The next week or so will mark the 10-year anniversary of perhaps the greatest playoff series of the new millennium.
It was the series which I really tuned in to from wire to wire of every game, from the opening tip to the final buzzer; from the broadcasts opening billboard to the network’s “All rights reserved…” display on the TV. I fondly remember one game in the series which was scheduled to air on ESPN Asia at 8 am Manila time. I had a dream, and in that dream, the clock showed 8:00 am and I was still in bed. When it ticked one more minute, it was already 8:01 and I was still in bed. I panicked that I might miss the game. “Oh no!” I thought. I bolted up from my bed and checked the time. It was not even 7 am yet.
I was that engrossed with that playoff series it permeated my dreams.

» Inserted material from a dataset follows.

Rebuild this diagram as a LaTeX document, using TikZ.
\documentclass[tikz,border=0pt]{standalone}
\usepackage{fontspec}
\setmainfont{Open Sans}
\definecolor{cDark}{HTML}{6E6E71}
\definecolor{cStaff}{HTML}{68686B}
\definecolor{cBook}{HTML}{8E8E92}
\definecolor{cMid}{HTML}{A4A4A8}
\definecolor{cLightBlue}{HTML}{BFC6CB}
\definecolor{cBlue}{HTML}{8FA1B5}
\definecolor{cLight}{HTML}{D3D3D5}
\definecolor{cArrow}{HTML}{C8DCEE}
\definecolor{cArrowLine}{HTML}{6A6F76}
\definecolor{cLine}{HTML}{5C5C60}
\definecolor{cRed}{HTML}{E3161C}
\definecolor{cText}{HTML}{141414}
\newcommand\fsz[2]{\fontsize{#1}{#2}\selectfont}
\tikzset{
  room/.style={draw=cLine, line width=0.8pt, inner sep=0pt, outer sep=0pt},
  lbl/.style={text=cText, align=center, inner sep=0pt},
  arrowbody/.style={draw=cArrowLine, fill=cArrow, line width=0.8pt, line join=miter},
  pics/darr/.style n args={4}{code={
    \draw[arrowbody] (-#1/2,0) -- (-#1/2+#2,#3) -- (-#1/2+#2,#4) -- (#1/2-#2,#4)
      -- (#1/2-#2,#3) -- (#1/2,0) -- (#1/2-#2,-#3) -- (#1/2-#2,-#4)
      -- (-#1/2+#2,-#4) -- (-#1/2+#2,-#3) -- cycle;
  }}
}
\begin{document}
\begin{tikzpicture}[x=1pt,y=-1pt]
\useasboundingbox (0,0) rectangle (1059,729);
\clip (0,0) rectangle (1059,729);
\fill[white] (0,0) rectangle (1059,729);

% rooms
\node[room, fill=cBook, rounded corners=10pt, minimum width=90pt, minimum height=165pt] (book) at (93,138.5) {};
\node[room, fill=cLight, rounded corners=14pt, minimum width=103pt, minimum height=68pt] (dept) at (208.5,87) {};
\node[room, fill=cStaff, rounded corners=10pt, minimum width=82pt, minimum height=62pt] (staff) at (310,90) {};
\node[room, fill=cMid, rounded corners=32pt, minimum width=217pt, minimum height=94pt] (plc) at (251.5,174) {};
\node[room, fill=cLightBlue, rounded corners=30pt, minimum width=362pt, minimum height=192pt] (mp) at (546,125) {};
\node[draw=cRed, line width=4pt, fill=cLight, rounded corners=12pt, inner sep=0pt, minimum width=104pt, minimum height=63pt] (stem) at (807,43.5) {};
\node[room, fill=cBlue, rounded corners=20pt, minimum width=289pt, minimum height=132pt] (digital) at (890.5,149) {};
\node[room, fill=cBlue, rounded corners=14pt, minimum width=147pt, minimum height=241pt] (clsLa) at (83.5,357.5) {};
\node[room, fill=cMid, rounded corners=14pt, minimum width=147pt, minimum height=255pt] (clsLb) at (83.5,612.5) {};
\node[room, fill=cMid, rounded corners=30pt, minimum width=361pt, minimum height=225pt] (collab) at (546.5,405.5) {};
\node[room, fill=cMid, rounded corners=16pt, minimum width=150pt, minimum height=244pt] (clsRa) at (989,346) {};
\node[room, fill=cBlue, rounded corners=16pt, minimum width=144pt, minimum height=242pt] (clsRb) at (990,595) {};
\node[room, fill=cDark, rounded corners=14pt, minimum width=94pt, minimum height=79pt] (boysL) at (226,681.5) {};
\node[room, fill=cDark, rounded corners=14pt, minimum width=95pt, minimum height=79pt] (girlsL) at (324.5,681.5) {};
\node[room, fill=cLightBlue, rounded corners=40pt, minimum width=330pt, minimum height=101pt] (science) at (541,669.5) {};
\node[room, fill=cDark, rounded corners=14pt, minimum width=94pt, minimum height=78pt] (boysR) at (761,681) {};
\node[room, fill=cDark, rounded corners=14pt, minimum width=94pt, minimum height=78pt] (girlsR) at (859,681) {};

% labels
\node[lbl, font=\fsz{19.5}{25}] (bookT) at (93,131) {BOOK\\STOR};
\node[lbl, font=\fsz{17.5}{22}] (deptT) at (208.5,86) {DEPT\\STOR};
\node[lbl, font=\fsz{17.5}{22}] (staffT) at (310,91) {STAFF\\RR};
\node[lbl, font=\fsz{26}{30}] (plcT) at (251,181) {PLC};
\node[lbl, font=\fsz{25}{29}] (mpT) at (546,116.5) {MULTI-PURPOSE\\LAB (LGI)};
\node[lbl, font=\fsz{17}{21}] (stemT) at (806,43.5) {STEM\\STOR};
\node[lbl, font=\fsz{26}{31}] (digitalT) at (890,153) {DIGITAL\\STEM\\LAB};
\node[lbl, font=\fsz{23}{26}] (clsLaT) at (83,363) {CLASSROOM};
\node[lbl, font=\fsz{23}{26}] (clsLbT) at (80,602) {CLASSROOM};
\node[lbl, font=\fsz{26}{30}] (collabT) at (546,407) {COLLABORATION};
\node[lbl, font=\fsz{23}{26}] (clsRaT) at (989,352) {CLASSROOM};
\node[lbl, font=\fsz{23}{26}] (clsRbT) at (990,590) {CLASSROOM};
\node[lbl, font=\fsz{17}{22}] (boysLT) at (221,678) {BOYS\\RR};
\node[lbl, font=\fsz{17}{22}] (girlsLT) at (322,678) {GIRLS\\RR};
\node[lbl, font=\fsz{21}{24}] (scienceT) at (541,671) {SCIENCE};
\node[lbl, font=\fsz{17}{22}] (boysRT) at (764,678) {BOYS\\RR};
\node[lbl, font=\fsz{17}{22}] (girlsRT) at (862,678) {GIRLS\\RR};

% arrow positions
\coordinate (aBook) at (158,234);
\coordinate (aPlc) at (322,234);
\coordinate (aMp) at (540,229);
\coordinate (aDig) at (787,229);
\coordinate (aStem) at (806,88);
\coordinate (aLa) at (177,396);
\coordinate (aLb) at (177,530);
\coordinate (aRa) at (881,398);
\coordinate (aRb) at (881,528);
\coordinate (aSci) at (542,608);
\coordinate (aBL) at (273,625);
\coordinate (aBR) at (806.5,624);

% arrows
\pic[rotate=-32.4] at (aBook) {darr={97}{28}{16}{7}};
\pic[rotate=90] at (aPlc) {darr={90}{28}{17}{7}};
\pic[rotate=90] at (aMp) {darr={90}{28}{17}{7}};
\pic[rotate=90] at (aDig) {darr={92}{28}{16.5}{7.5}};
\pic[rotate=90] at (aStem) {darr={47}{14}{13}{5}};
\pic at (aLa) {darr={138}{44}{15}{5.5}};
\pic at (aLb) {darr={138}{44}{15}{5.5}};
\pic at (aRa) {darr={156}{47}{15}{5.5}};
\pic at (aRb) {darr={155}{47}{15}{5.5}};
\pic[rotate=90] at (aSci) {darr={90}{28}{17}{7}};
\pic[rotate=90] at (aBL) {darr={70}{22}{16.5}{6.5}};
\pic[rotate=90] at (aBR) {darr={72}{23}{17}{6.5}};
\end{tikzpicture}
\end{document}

So here’s a series of entries to commemorate each game from Game 4 to Game 7, the most dramatic games of the series.
Game 7, June 3, 2002 (Manila time)
Like the previous three contests, Game 7 was a nail-biter. In fact, it went into overtime. The Lakers pulled off the win 112-106. I remember seeing this game and thinking, “Wow, the Kings are missing a lot of free throws.”
The entire time I was seeing free throw after free throw clang, go in and out, short, long, I attributed this to nerves. Maybe they were nervous, since they were facing the defending champions who are seeking a three-peat, yet here are the young Sacramento Kings, having their first taste of Conference Finals action with an entire city on their backs.

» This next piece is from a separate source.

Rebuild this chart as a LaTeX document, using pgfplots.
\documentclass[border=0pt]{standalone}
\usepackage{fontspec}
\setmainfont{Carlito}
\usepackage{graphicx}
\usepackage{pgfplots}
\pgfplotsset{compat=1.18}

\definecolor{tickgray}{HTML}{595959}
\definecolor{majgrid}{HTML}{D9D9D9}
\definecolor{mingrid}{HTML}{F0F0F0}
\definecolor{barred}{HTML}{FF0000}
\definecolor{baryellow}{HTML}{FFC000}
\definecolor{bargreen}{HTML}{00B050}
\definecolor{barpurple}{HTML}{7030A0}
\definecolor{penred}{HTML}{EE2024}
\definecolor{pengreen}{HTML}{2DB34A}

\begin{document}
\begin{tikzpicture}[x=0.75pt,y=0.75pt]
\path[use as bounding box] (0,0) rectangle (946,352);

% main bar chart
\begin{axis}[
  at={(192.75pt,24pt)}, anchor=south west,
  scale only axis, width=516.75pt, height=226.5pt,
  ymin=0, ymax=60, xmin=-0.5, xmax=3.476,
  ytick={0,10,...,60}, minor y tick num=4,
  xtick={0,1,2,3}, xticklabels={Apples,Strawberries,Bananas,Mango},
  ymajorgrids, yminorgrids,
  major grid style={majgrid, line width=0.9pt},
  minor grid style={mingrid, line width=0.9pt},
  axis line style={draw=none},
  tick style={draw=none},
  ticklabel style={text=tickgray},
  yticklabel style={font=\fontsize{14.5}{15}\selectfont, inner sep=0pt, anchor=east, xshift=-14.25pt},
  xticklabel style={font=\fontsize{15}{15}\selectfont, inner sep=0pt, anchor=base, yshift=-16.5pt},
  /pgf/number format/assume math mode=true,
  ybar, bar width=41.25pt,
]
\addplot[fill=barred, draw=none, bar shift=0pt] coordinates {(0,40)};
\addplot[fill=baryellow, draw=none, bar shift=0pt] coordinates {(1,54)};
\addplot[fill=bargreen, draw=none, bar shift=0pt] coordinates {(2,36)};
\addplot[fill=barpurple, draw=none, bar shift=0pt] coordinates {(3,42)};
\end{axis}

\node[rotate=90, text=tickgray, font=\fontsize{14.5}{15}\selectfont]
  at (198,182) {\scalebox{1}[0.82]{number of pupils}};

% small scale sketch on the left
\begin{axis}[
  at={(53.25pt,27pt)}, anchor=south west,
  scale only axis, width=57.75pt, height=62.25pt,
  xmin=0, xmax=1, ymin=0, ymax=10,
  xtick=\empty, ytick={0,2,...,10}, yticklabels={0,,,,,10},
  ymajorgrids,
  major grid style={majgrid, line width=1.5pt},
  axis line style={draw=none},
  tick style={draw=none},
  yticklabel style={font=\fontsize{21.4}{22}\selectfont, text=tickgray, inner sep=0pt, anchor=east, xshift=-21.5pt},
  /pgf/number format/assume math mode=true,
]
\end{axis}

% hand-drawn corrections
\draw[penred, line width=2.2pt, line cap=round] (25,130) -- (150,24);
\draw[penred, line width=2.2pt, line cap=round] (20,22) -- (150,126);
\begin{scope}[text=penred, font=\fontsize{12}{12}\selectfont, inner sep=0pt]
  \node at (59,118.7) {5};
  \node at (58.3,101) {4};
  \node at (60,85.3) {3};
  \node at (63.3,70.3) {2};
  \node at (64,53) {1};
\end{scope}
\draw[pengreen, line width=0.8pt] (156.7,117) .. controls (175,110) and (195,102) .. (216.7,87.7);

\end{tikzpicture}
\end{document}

Oh, get a win here and the confetti will start to fall, the crowd will be storming the court in joyful celebration. The Sacramento Kings will be on their way to the NBA Finals to face a much weaker New Jersey Nets team.
The sold-out Arco Arena seemed like a pressure cooker.
Besides Vlade Divac, no one has been in a game as important as this in their NBA careers. Not even Mike Bibby, their best player, who came from a mediocre Vancouver Grizzlies team in a trade for showman Jason Williams.
“These missed free throws may come back and bite them in the ass later on.” (Yes, I already had an NBA-analyzing mind when I was 10.)
It did. They only hit 16 out of 30 from the foul line. They lost the game by six. Thinking about it, the Kings might have won if they hit just half of what they missed. The Lakers won that game to become the first team in 20 years to win a conference final on the road.
At that time, with the series over, I thought I just watched a regular playoff series; a series which would be forgotten and never considered a classic. Fast forward to today. I still remember images from the games. I still remember how I felt watching those games. I still remember the plays which made this matchup the series of that year and of the past decade.
Scour the internet and search for a “best playoff series since 2000” list. Believe me, this series would always appear, along with Lakers-Blazers 2000, Suns-Lakers 2006, and Cavs-Pistons 2007 (the last two at least in my personal list).
This series welcomed me officially to the NBA. For over half my life, I’ve been watching, celebrating, enjoying, getting pissed off, screaming at the (TV) referees, clapping, cheering, and analyzing. Life is good with it, and unimaginable without it.
I’m looking forward to decades more, when I would have my own Larry Birds, Magic Johnsons, Michael Jordans, and Kareem Abdul-Jabbars, new playoff heroes for my generation.